Given material:
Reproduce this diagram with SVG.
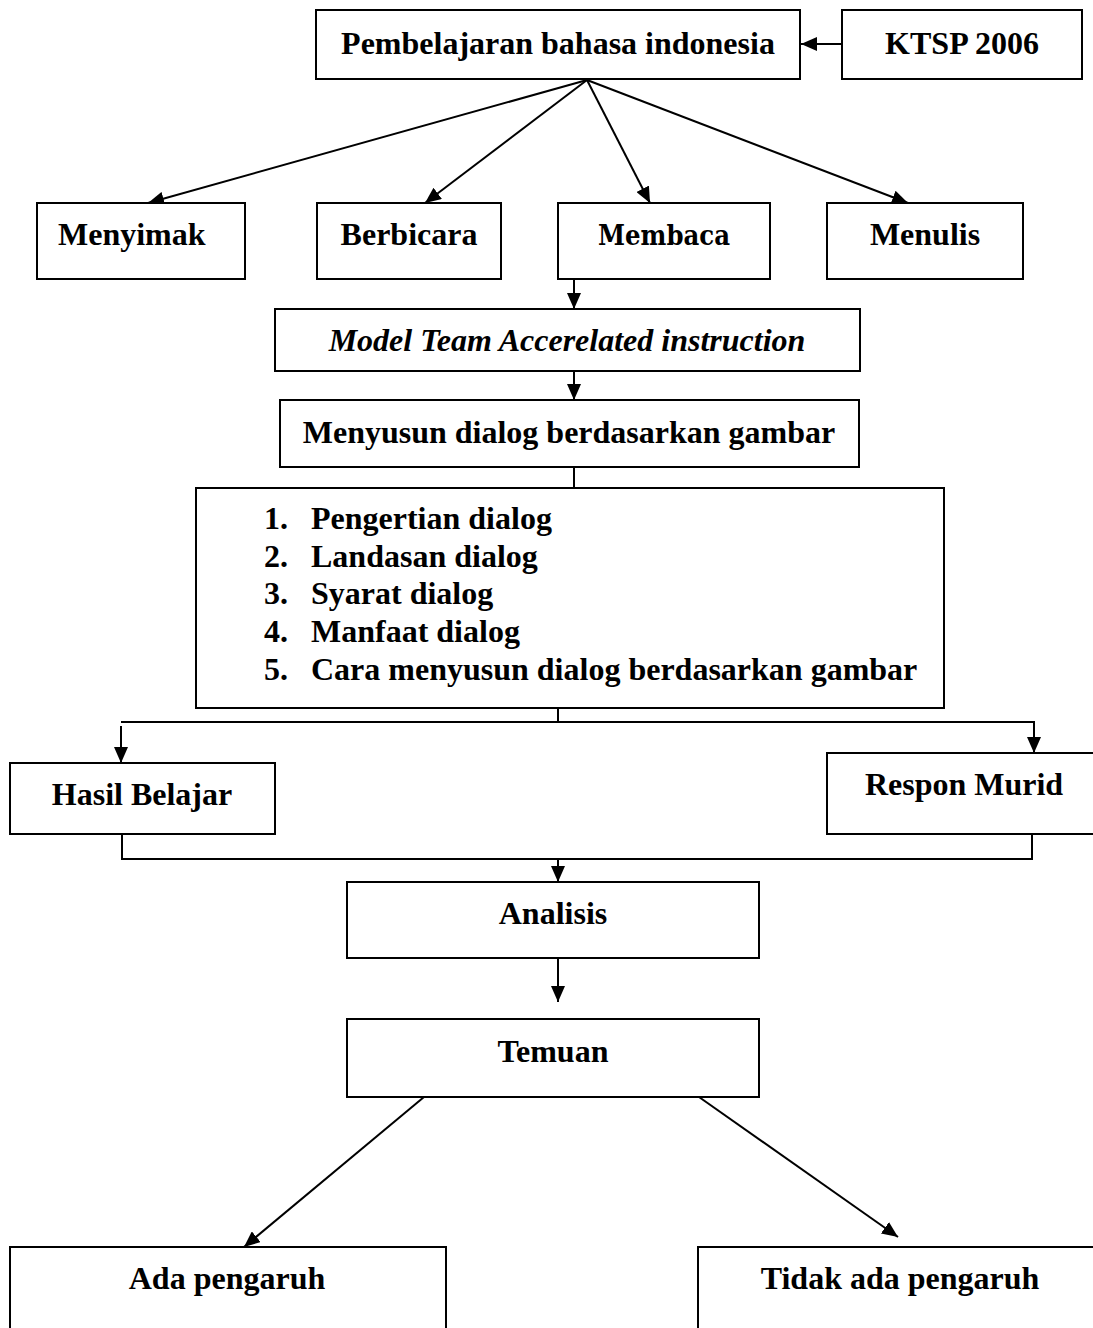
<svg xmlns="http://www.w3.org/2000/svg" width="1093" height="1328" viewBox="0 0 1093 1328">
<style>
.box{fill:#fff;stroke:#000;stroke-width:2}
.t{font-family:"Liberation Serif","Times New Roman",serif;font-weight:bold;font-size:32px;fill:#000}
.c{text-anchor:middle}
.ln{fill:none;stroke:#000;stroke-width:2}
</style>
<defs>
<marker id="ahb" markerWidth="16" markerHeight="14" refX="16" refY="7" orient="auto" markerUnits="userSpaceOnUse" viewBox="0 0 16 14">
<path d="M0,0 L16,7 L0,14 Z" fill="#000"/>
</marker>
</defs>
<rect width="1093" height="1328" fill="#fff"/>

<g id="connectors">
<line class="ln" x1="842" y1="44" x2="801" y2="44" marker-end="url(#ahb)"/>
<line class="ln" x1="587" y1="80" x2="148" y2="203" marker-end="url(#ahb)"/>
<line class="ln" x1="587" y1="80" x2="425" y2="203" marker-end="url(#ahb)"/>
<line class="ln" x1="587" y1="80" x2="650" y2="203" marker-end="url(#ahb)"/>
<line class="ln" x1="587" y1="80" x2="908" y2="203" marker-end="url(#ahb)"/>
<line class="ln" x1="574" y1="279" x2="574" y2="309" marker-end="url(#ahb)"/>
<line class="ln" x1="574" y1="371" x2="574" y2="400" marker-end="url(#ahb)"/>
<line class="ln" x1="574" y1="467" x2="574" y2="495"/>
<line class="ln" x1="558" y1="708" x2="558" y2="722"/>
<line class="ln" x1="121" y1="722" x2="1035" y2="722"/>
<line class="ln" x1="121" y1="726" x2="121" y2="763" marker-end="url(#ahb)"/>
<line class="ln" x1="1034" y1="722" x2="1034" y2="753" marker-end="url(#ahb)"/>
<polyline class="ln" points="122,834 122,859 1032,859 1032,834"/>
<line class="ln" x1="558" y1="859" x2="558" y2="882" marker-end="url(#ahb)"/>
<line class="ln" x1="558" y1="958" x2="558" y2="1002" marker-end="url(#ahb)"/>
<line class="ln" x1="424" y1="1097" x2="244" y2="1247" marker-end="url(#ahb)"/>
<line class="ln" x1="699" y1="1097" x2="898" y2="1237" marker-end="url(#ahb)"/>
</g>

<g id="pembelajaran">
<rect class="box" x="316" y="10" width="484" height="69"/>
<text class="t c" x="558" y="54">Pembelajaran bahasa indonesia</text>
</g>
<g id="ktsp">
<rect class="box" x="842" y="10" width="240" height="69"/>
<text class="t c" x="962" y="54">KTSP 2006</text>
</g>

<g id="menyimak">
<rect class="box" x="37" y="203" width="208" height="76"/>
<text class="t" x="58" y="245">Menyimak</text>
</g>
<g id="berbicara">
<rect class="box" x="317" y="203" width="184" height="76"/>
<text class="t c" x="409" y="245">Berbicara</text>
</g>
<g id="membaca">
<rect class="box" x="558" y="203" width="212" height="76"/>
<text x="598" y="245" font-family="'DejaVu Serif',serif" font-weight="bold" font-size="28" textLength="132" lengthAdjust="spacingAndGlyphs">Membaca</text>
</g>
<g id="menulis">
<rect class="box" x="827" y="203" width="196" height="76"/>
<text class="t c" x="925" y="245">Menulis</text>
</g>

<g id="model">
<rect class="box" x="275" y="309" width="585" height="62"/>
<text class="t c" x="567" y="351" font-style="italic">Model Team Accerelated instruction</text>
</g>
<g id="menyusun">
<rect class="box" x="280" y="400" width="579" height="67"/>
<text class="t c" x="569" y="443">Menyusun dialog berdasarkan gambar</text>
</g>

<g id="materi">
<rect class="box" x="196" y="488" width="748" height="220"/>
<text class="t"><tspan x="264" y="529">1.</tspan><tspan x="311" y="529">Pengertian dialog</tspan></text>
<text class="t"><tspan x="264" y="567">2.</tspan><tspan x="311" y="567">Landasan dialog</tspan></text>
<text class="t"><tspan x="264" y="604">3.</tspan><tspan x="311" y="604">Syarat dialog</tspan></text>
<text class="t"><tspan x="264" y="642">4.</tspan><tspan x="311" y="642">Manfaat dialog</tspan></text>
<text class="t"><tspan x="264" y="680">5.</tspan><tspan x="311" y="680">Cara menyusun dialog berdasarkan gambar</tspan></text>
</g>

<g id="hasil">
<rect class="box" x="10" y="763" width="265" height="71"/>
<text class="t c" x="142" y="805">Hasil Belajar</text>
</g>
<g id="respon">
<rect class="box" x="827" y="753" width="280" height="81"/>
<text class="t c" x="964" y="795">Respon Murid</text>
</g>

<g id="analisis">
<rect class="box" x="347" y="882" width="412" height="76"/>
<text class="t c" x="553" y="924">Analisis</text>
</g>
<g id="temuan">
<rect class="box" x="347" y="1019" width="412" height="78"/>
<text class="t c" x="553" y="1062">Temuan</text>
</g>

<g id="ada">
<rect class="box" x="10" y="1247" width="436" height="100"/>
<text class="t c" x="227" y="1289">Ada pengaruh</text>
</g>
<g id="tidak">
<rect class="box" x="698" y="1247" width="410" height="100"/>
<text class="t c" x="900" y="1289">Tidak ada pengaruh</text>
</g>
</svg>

Problem details:
Repeat verbatim all the material, but not the pictures.

Written answer:
Reproduce this diagram with SVG.
<svg xmlns="http://www.w3.org/2000/svg" width="1093" height="1328" viewBox="0 0 1093 1328">
<style>
.box{fill:#fff;stroke:#000;stroke-width:2}
.t{font-family:"Liberation Serif","Times New Roman",serif;font-weight:bold;font-size:32px;fill:#000}
.c{text-anchor:middle}
.ln{fill:none;stroke:#000;stroke-width:2}
</style>
<defs>
<marker id="ahb" markerWidth="16" markerHeight="14" refX="16" refY="7" orient="auto" markerUnits="userSpaceOnUse" viewBox="0 0 16 14">
<path d="M0,0 L16,7 L0,14 Z" fill="#000"/>
</marker>
</defs>
<rect width="1093" height="1328" fill="#fff"/>

<g id="connectors">
<line class="ln" x1="842" y1="44" x2="801" y2="44" marker-end="url(#ahb)"/>
<line class="ln" x1="587" y1="80" x2="148" y2="203" marker-end="url(#ahb)"/>
<line class="ln" x1="587" y1="80" x2="425" y2="203" marker-end="url(#ahb)"/>
<line class="ln" x1="587" y1="80" x2="650" y2="203" marker-end="url(#ahb)"/>
<line class="ln" x1="587" y1="80" x2="908" y2="203" marker-end="url(#ahb)"/>
<line class="ln" x1="574" y1="279" x2="574" y2="309" marker-end="url(#ahb)"/>
<line class="ln" x1="574" y1="371" x2="574" y2="400" marker-end="url(#ahb)"/>
<line class="ln" x1="574" y1="467" x2="574" y2="495"/>
<line class="ln" x1="558" y1="708" x2="558" y2="722"/>
<line class="ln" x1="121" y1="722" x2="1035" y2="722"/>
<line class="ln" x1="121" y1="726" x2="121" y2="763" marker-end="url(#ahb)"/>
<line class="ln" x1="1034" y1="722" x2="1034" y2="753" marker-end="url(#ahb)"/>
<polyline class="ln" points="122,834 122,859 1032,859 1032,834"/>
<line class="ln" x1="558" y1="859" x2="558" y2="882" marker-end="url(#ahb)"/>
<line class="ln" x1="558" y1="958" x2="558" y2="1002" marker-end="url(#ahb)"/>
<line class="ln" x1="424" y1="1097" x2="244" y2="1247" marker-end="url(#ahb)"/>
<line class="ln" x1="699" y1="1097" x2="898" y2="1237" marker-end="url(#ahb)"/>
</g>

<g id="pembelajaran">
<rect class="box" x="316" y="10" width="484" height="69"/>
<text class="t c" x="558" y="54">Pembelajaran bahasa indonesia</text>
</g>
<g id="ktsp">
<rect class="box" x="842" y="10" width="240" height="69"/>
<text class="t c" x="962" y="54">KTSP 2006</text>
</g>

<g id="menyimak">
<rect class="box" x="37" y="203" width="208" height="76"/>
<text class="t" x="58" y="245">Menyimak</text>
</g>
<g id="berbicara">
<rect class="box" x="317" y="203" width="184" height="76"/>
<text class="t c" x="409" y="245">Berbicara</text>
</g>
<g id="membaca">
<rect class="box" x="558" y="203" width="212" height="76"/>
<text x="598" y="245" font-family="'DejaVu Serif',serif" font-weight="bold" font-size="28" textLength="132" lengthAdjust="spacingAndGlyphs">Membaca</text>
</g>
<g id="menulis">
<rect class="box" x="827" y="203" width="196" height="76"/>
<text class="t c" x="925" y="245">Menulis</text>
</g>

<g id="model">
<rect class="box" x="275" y="309" width="585" height="62"/>
<text class="t c" x="567" y="351" font-style="italic">Model Team Accerelated instruction</text>
</g>
<g id="menyusun">
<rect class="box" x="280" y="400" width="579" height="67"/>
<text class="t c" x="569" y="443">Menyusun dialog berdasarkan gambar</text>
</g>

<g id="materi">
<rect class="box" x="196" y="488" width="748" height="220"/>
<text class="t"><tspan x="264" y="529">1.</tspan><tspan x="311" y="529">Pengertian dialog</tspan></text>
<text class="t"><tspan x="264" y="567">2.</tspan><tspan x="311" y="567">Landasan dialog</tspan></text>
<text class="t"><tspan x="264" y="604">3.</tspan><tspan x="311" y="604">Syarat dialog</tspan></text>
<text class="t"><tspan x="264" y="642">4.</tspan><tspan x="311" y="642">Manfaat dialog</tspan></text>
<text class="t"><tspan x="264" y="680">5.</tspan><tspan x="311" y="680">Cara menyusun dialog berdasarkan gambar</tspan></text>
</g>

<g id="hasil">
<rect class="box" x="10" y="763" width="265" height="71"/>
<text class="t c" x="142" y="805">Hasil Belajar</text>
</g>
<g id="respon">
<rect class="box" x="827" y="753" width="280" height="81"/>
<text class="t c" x="964" y="795">Respon Murid</text>
</g>

<g id="analisis">
<rect class="box" x="347" y="882" width="412" height="76"/>
<text class="t c" x="553" y="924">Analisis</text>
</g>
<g id="temuan">
<rect class="box" x="347" y="1019" width="412" height="78"/>
<text class="t c" x="553" y="1062">Temuan</text>
</g>

<g id="ada">
<rect class="box" x="10" y="1247" width="436" height="100"/>
<text class="t c" x="227" y="1289">Ada pengaruh</text>
</g>
<g id="tidak">
<rect class="box" x="698" y="1247" width="410" height="100"/>
<text class="t c" x="900" y="1289">Tidak ada pengaruh</text>
</g>
</svg>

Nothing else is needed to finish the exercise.